* Start *

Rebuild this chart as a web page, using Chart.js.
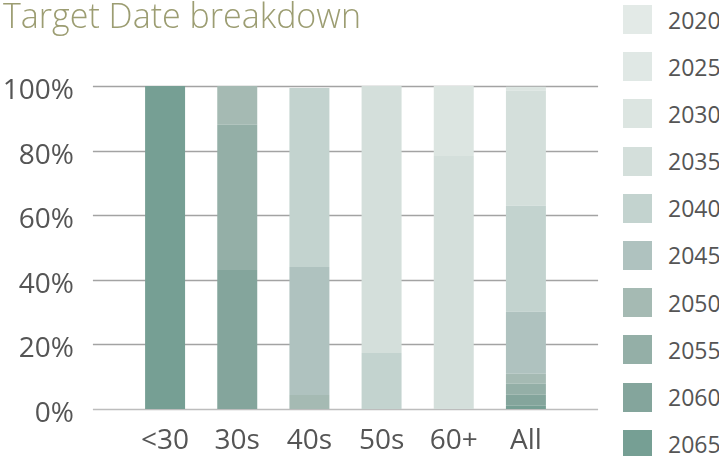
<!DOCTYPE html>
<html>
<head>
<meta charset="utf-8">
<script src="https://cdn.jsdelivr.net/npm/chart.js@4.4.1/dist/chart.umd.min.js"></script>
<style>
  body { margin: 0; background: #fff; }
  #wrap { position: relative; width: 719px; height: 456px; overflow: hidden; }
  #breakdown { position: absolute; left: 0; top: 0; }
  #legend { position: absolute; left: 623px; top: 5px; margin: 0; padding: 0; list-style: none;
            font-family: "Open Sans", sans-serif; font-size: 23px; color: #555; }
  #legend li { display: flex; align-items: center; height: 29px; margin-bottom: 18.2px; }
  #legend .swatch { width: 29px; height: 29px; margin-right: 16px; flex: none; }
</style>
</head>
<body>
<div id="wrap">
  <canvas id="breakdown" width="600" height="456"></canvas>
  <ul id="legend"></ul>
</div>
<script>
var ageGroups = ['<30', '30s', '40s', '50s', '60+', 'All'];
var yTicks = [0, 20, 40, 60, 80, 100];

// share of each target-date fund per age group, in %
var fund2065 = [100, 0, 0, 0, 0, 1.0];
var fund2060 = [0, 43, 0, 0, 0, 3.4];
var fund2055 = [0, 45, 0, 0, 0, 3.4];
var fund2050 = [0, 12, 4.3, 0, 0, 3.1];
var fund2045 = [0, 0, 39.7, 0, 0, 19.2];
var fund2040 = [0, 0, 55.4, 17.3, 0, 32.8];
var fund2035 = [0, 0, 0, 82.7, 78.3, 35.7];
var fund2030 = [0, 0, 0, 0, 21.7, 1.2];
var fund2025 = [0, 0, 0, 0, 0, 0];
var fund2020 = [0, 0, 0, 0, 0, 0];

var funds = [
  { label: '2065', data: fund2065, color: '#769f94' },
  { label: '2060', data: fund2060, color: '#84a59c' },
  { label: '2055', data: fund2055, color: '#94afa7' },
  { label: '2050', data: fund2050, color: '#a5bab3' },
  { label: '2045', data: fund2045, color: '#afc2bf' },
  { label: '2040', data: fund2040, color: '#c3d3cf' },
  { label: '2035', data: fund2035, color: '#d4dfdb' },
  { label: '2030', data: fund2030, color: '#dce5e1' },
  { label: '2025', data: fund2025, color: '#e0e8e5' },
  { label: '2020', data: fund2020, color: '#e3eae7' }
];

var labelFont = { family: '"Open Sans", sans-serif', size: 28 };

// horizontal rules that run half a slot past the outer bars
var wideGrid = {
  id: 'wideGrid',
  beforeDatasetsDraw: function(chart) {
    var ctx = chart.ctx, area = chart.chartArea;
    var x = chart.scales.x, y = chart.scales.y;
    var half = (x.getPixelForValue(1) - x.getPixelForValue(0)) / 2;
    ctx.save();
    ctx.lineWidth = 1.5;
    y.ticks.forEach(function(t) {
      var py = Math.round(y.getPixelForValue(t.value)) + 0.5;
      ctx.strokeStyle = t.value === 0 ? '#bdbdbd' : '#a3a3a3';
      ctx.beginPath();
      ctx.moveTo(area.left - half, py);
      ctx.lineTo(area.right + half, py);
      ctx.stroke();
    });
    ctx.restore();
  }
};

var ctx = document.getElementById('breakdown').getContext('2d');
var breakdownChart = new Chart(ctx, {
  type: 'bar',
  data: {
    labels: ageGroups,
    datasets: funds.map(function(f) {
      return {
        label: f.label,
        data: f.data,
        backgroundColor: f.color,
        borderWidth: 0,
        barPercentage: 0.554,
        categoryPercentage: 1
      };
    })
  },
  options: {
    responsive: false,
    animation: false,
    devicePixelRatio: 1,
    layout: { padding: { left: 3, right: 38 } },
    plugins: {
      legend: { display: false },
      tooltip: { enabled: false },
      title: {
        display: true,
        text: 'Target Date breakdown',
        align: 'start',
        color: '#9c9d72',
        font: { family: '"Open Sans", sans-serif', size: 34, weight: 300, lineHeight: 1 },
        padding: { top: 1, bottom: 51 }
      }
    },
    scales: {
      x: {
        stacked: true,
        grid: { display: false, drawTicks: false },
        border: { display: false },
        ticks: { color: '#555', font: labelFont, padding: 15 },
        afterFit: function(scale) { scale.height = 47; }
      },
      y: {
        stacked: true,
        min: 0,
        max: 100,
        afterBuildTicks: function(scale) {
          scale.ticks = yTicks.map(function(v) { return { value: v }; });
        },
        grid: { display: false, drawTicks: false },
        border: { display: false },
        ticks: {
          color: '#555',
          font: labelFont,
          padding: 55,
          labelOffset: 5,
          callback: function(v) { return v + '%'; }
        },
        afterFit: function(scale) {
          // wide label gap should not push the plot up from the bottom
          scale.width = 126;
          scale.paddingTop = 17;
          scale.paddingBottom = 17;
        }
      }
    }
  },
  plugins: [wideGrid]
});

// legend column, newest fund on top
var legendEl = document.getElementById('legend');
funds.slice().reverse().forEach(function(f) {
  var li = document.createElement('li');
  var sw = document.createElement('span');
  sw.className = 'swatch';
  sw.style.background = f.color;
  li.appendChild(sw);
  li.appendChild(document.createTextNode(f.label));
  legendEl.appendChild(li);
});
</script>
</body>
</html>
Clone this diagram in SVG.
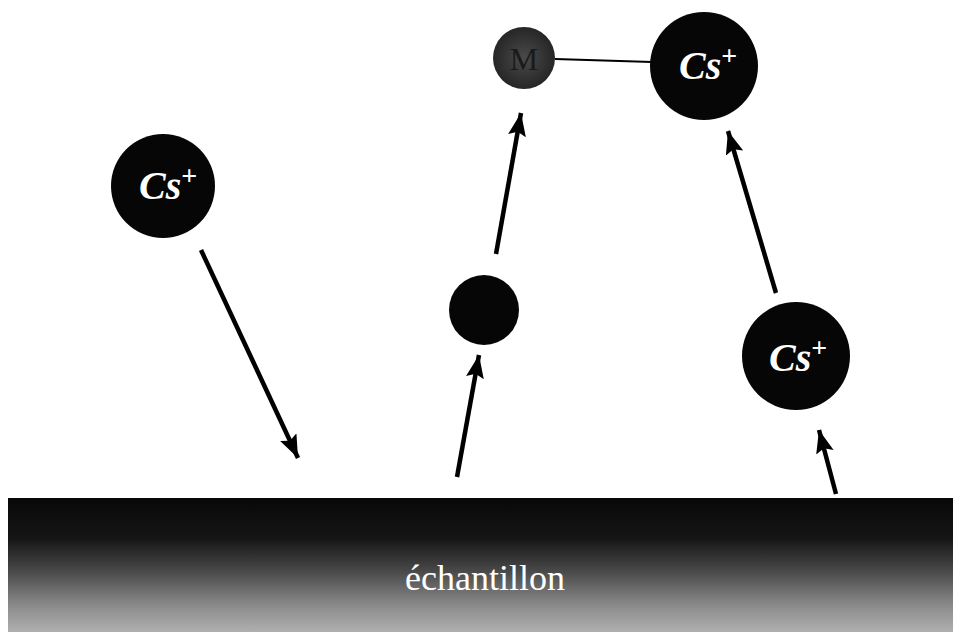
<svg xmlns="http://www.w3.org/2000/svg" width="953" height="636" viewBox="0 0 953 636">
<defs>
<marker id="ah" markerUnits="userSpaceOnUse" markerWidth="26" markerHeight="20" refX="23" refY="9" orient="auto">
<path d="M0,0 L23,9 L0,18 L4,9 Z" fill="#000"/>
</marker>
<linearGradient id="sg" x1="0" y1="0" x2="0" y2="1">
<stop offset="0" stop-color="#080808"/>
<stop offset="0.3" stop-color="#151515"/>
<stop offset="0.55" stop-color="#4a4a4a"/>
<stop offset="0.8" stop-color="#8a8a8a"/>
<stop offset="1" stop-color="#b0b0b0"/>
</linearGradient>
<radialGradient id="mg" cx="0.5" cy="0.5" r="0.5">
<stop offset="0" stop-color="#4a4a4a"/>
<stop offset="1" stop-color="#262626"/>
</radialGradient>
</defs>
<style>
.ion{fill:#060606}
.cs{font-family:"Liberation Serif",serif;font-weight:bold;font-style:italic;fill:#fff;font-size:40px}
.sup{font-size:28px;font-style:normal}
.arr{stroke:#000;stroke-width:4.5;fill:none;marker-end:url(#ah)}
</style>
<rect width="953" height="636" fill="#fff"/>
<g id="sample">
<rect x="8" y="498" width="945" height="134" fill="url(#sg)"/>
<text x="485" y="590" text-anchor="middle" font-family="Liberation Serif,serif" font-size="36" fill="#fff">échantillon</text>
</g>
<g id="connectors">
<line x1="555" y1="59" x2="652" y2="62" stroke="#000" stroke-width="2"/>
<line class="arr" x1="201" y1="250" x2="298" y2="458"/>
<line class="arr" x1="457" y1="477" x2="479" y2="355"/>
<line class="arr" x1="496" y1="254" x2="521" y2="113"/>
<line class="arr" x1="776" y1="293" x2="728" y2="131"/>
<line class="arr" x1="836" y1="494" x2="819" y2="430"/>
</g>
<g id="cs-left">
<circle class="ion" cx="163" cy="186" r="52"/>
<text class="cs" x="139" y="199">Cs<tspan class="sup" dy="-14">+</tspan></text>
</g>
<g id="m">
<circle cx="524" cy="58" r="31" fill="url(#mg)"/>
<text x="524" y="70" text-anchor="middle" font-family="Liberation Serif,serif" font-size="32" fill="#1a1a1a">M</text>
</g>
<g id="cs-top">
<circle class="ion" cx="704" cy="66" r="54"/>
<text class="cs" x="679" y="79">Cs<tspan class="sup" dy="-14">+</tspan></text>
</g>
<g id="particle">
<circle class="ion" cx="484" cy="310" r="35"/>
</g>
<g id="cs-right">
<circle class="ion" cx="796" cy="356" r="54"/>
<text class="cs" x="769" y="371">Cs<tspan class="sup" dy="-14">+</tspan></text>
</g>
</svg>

* End *

Using the records above, find and show each line with the string "this".

Rebuild this chart as a web page, using Chart.js.
Clone this diagram in SVG.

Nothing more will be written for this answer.